The "Apple model" is changing. If Apple fails to make a version of its OS available to the Wintel public, it will take decades to reach market parity with Windows. Not releasing Mac OS X on the Wintel world to save Apple's hardware division would be like cutting off the nose to spite the face. By opening up the Mac OS X market to all Intel boxes (and I assume AMD boxes as well) Apple will be in direct competition with Microsoft. That has never been the case.
The central advantage of Windows (that it can be installed on a wide variety of boxes) would disappear overnight. Reliability could be at least as good as Windows, but without the viruses and spyware. Those who wanted the ultimate in stability and style could still buy a 100% Apple system. The important thing is that no sane IT director would chose to keep his computers on Windows because the cost of changing would be software alone, i.e., their hardware could sit still. Then Apple gets a real crack at the corporate market. Then Bill Gates will be left with a pile of worthless paper in all his Microsoft stock (he'll still be rich because he has steadily divested his MS interest, but think of all the new fortunes to be made in Apple stock!!).

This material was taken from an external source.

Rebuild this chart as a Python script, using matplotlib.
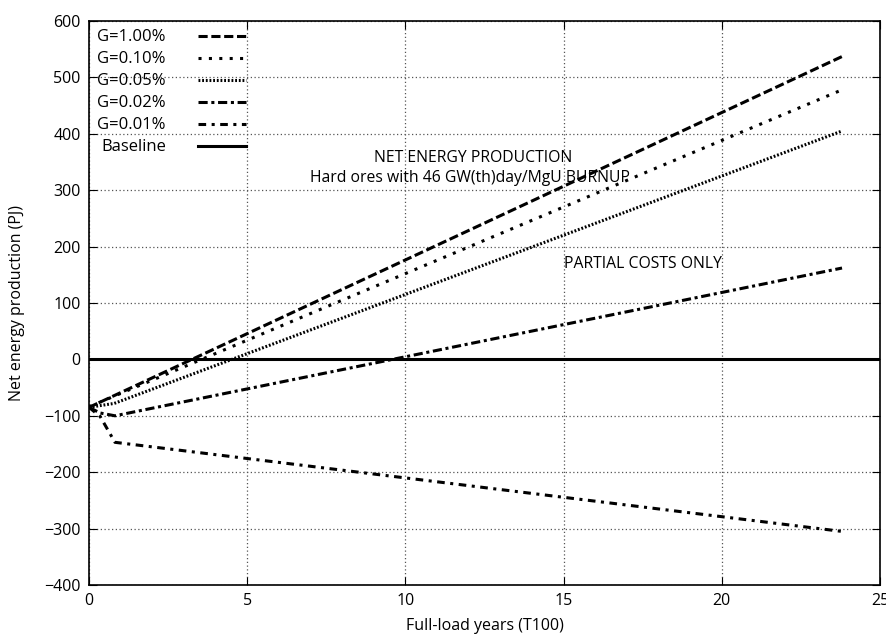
import numpy as np
import matplotlib.pyplot as plt

# curves (x = full-load years, y = PJ)
x_g100 = [0.0, 23.8]
y_g100 = [-85, 537]
x_g010 = [0.0, 23.8]
y_g010 = [-84, 478]
x_g005 = [0.0, 0.8, 23.8]
y_g005 = [-85, -78, 405]
x_g002 = [0.0, 0.35, 0.82, 23.8]
y_g002 = [-85, -95, -100, 162]
x_g001 = [0.0, 0.35, 0.82, 23.8]
y_g001 = [-85, -101, -147, -305]

labels = ["G=1.00%", "G=0.10%", "G=0.05%", "G=0.02%", "G=0.01%", "Baseline"]

plt.rcParams['font.family'] = ['Open Sans', 'DejaVu Sans']

fig = plt.figure(figsize=(8.86, 6.34), dpi=100)
ax = fig.add_axes([89/886, 1 - 585/634, (880 - 89)/886, (585 - 21)/634])

lw = 2.2
ax.plot(x_g100, y_g100, color='black', lw=lw, dashes=(3, 1.2), label=labels[0])
ax.plot(x_g010, y_g010, color='black', lw=lw, dashes=(1, 2.4), label=labels[1])
ax.plot(x_g005, y_g005, color='black', lw=lw, dashes=(0.6, 0.6), label=labels[2])
ax.plot(x_g002, y_g002, color='black', lw=lw, dashes=(3, 1.2, 1, 1.2), label=labels[3])
ax.plot(x_g001, y_g001, color='black', lw=lw, dashes=(2.5, 1.8, 1, 1.8), label=labels[4])
ax.axhline(0, color='black', lw=2.2, label=labels[5])

ax.set_xlim(0, 25)
ax.set_ylim(-400, 600)
ax.set_xticks(np.arange(0, 26, 5))
ax.set_yticks(np.arange(-400, 601, 100))
ax.grid(True, color='#555555', linestyle=(0, (1, 2)), linewidth=0.9)
ax.tick_params(direction='in', top=True, right=True, length=6, labelsize=11.5, pad=6)
for s in ax.spines.values():
    s.set_linewidth(1.2)

ax.text(12.15, 357, "NET ENERGY PRODUCTION", ha='center', va='center', fontsize=11.3)
ax.text(12.05, 321, "Hard ores with 46 GW(th)day/MgU BURNUP", ha='center', va='center', fontsize=11.3)
ax.text(15.0, 170, "PARTIAL COSTS ONLY", ha='left', va='center', fontsize=11.3)

ax.set_xlabel("Full-load years (T100)", fontsize=11.5, labelpad=6)
ax.set_ylabel("Net energy production (PJ)", fontsize=11.5, labelpad=14)

leg = ax.legend(loc='upper left', frameon=False, markerfirst=False, fontsize=12,
                handlelength=2.9, handletextpad=1.9, labelspacing=0.36,
                borderaxespad=0.2, borderpad=0.3)

plt.savefig("out.png", dpi=100)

This is not a redux of the clone fiasco, because Apple is not licensing its OS to new developers to expand its market share. It is (or could be) launching a frontal attack against Microsoft's market share.
Apple's hardware division will not die, in fact its longevity will be guaranteed by a Wintel-compatible Mac OS. Witness the Xbox; it is a billion dollar negative entry on the MS balance sheet - and little more than a blip in comparison to its big brother Windows. When Apple is the standard OS, think of the R&D dollars Apple will have to spend on its hardware.
This could be the start of something profound.